The development of Disaster Mental Health Core Competencies enables California to identify training strategies and California Disaster Healthcare Volunteer registration strategies. The Core Competencies were added to the Disaster Framework because there was consensus that they are comprehensive, widely supported, and set crucial guidelines for the training of disaster mental health service providers in ‘best practices’ and evidence-based interventions.
See State of California Mental/Behavioral Health Disaster Framework, Appendix D. for the full description of the competencies.
Strategic Crisis Response planning is necessary for developing a comprehensive crisis intervention plan before deployment and providing services. Knowing what sequence of crisis intervention processes to use for which individuals or groups, at what times, and under what circumstances is crucial to all effective early intervention programs. An effective strategic plan identifies and assesses target populations and determines the types of interventions, when to apply the interventions, and the resources available. Strategic planning and tactical decision-making help determine one set of crisis intervention processes over another so the right choices of interventions for the populations under specific circumstances are selected.
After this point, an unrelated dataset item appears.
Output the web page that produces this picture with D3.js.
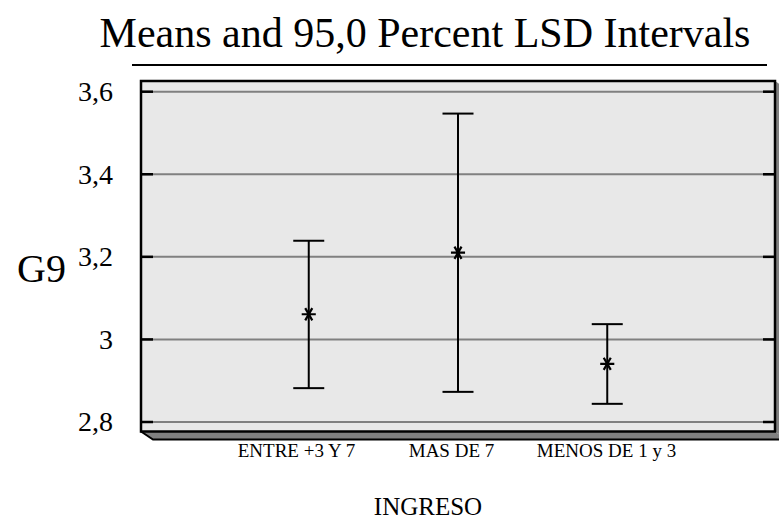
<!DOCTYPE html>
<html>
<head>
<meta charset="utf-8">
<script src="https://cdn.jsdelivr.net/npm/d3@7/dist/d3.min.js"></script>
<style>
  html, body { margin: 0; padding: 0; background: #ffffff; }
  svg { display: block; }
  text { font-family: "Liberation Serif", "Times New Roman", serif; fill: #000; }
</style>
</head>
<body>
<svg id="chart" width="779" height="519"></svg>
<script>
// Group levels of INGRESO and the LSD interval for each mean of G9
const categories = ["ENTRE +3 Y 7", "MAS DE 7", "MENOS DE 1 y 3"];
const means = [3.061, 3.210, 2.941];
const lower = [2.882, 2.873, 2.844];
const upper = [3.239, 3.547, 3.037];
const yTicks = [2.8, 3.0, 3.2, 3.4, 3.6];

const titleText = "Means and 95,0 Percent LSD Intervals";
const yTitle = "G9";
const xTitle = "INGRESO";

const svg = d3.select("#chart");

// Plot panel box
const box = { left: 141, right: 775, top: 81, bottom: 431.5 };
const depth = { dx: 12, dy: 8 };

const y = d3.scaleLinear().domain([2.8, 3.6]).range([422, 91.7]);
const x = d3.scalePoint().domain(categories).range([box.left, box.right]).padding(1.124);
const xLabel = d3.scalePoint().domain(categories).range([296, 606]);

const locale = d3.formatLocale({ decimal: ",", thousands: ".", grouping: [3], currency: ["", ""] });
const fmt = locale.format(".1~f");

// Title and its rule
svg.append("text")
  .attr("x", 425).attr("y", 47)
  .attr("text-anchor", "middle")
  .style("font-size", "42px")
  .text(titleText);
svg.append("line")
  .attr("x1", 132).attr("x2", 767).attr("y1", 65).attr("y2", 65)
  .attr("stroke", "#000").attr("stroke-width", 2);

// 3D depth: floor and right wall
svg.append("polygon")
  .attr("points", [
    [box.left, box.bottom], [box.right, box.bottom],
    [box.right + depth.dx, box.bottom + depth.dy], [box.left + depth.dx, box.bottom + depth.dy]
  ].map(p => p.join(",")).join(" "))
  .attr("fill", "#808080");
svg.append("polygon")
  .attr("points", [
    [box.right, box.top], [box.right + depth.dx, box.top + depth.dy],
    [box.right + depth.dx, box.bottom + depth.dy], [box.right, box.bottom]
  ].map(p => p.join(",")).join(" "))
  .attr("fill", "#808080");
svg.append("polyline")
  .attr("points", [
    [box.left, box.bottom], [box.left + depth.dx, box.bottom + depth.dy],
    [box.right + depth.dx, box.bottom + depth.dy]
  ].map(p => p.join(",")).join(" "))
  .attr("fill", "none").attr("stroke", "#000").attr("stroke-width", 2);

// Panel background
svg.append("rect")
  .attr("x", box.left).attr("y", box.top)
  .attr("width", box.right - box.left).attr("height", box.bottom - box.top)
  .attr("fill", "#e8e8e8");

// Grid lines
svg.append("g").selectAll("line").data(yTicks).join("line")
  .attr("x1", box.left).attr("x2", box.right)
  .attr("y1", d => y(d)).attr("y2", d => y(d))
  .attr("stroke", "#808080").attr("stroke-width", 2);

// Inner tick marks on both sides
const tickLen = 12;
svg.append("g").selectAll("line").data(yTicks).join("line")
  .attr("x1", box.left).attr("x2", box.left + tickLen)
  .attr("y1", d => y(d)).attr("y2", d => y(d))
  .attr("stroke", "#000").attr("stroke-width", 2.5);
svg.append("g").selectAll("line").data(yTicks).join("line")
  .attr("x1", box.right - tickLen).attr("x2", box.right)
  .attr("y1", d => y(d)).attr("y2", d => y(d))
  .attr("stroke", "#000").attr("stroke-width", 2.5);

// Panel frame
svg.append("rect")
  .attr("x", box.left).attr("y", box.top)
  .attr("width", box.right - box.left).attr("height", box.bottom - box.top)
  .attr("fill", "none").attr("stroke", "#000").attr("stroke-width", 2.5);

// Y axis labels
const yAxis = svg.append("g")
  .attr("transform", `translate(${box.left},0)`)
  .call(d3.axisLeft(y).tickValues(yTicks).tickFormat(fmt).tickSize(0).tickPadding(28));
yAxis.select(".domain").remove();
yAxis.selectAll("text")
  .style("font-family", "'Liberation Serif', serif")
  .style("font-size", "28px");

// X axis labels
const xAxis = svg.append("g")
  .attr("transform", `translate(0,${box.bottom + depth.dy})`)
  .call(d3.axisBottom(xLabel).tickSize(0).tickPadding(4));
xAxis.select(".domain").remove();
xAxis.selectAll("text")
  .style("font-family", "'Liberation Serif', serif")
  .style("font-size", "19px");

// Axis titles
svg.append("text")
  .attr("x", 17).attr("y", 282)
  .style("font-size", "40px")
  .text(yTitle);
svg.append("text")
  .attr("x", 428).attr("y", 515)
  .attr("text-anchor", "middle")
  .style("font-size", "25px")
  .text(xTitle);

// Interval bars
const capHalf = 15.5;
const data = categories.map((c, i) => ({ c, m: means[i], lo: lower[i], hi: upper[i] }));
const bars = svg.append("g").selectAll("g").data(data).join("g");
bars.append("line")
  .attr("x1", d => x(d.c)).attr("x2", d => x(d.c))
  .attr("y1", d => y(d.hi)).attr("y2", d => y(d.lo))
  .attr("stroke", "#000").attr("stroke-width", 2);
bars.append("line")
  .attr("x1", d => x(d.c) - capHalf).attr("x2", d => x(d.c) + capHalf)
  .attr("y1", d => y(d.hi)).attr("y2", d => y(d.hi))
  .attr("stroke", "#000").attr("stroke-width", 2);
bars.append("line")
  .attr("x1", d => x(d.c) - capHalf).attr("x2", d => x(d.c) + capHalf)
  .attr("y1", d => y(d.lo)).attr("y2", d => y(d.lo))
  .attr("stroke", "#000").attr("stroke-width", 2);

// Mean markers
const star = d3.symbol().type(d3.symbolAsterisk).size(140);
bars.append("path")
  .attr("transform", d => `translate(${x(d.c)},${y(d.m)}) rotate(30)`)
  .attr("d", star)
  .attr("fill", "none").attr("stroke", "#000").attr("stroke-width", 2.2);
</script>
</body>
</html>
The crisis intervention strategic planning formula consists of six components:
This information is taken from the International Critical Incident Stress Foundation Strategic Response to Crisis course that teaches crisis interventionists to make the right choices of interventions for the populations they are assisting under specific circumstances. See ICISF Strategic Response to Crisis.
Post Action Staff Support is a group intervention to help crisis response teams returning from a crisis or disaster deployment to process their experience and help them adjust back to civilian life. It consists of three phases: Review, Response, and Remind. Review utilizes questions designed to have members think about and discuss the deployment and their participation in it. Response validates their reactions to the experience and provides guidance. Remind helps the team members practice self-care. See Bringing Your Crisis Team Home After A Disaster.
Psychological Simple Triage and Rapid Treatment (PsySTART) is not a crisis intervention per se, but is a vital process for rapid mental health triage and incident management during large-scale disasters and terrorism events. It is believed to be the first evidence-based, disaster mental health triage system in the U.S. that can help responders identify and assess the mental health impact of a disaster at the individual, disaster service site, and community-wide population levels. PsySTART includes four components: 1) an evidence-based rapid triage system designed for field use by all levels of responders (including those without mental health expertise); 2) an information technology platform to manage the collection and analysis of triage needs, cloud based/smart phone application, 4) Population based ICS, Incident Action Plan (IAP). Individual triage data is collected across key disaster systems of care, including hospitals, clinics, schools, shelters, and other community disaster relief settings. The data are used to help responders determine immediate and future strategies and level of mental health interventions needed. PsySTART measures disaster mental health impacts such as: severe/extreme stressors, level of exposure to the disaster, traumatic loss, ongoing stressors, peri-traumatic panic, and prior history of PTSD. The developer of PsySTART is Merritt Schreiber, PhD. See: PsySTART Disaster Mental Health Triage and Incident Management System.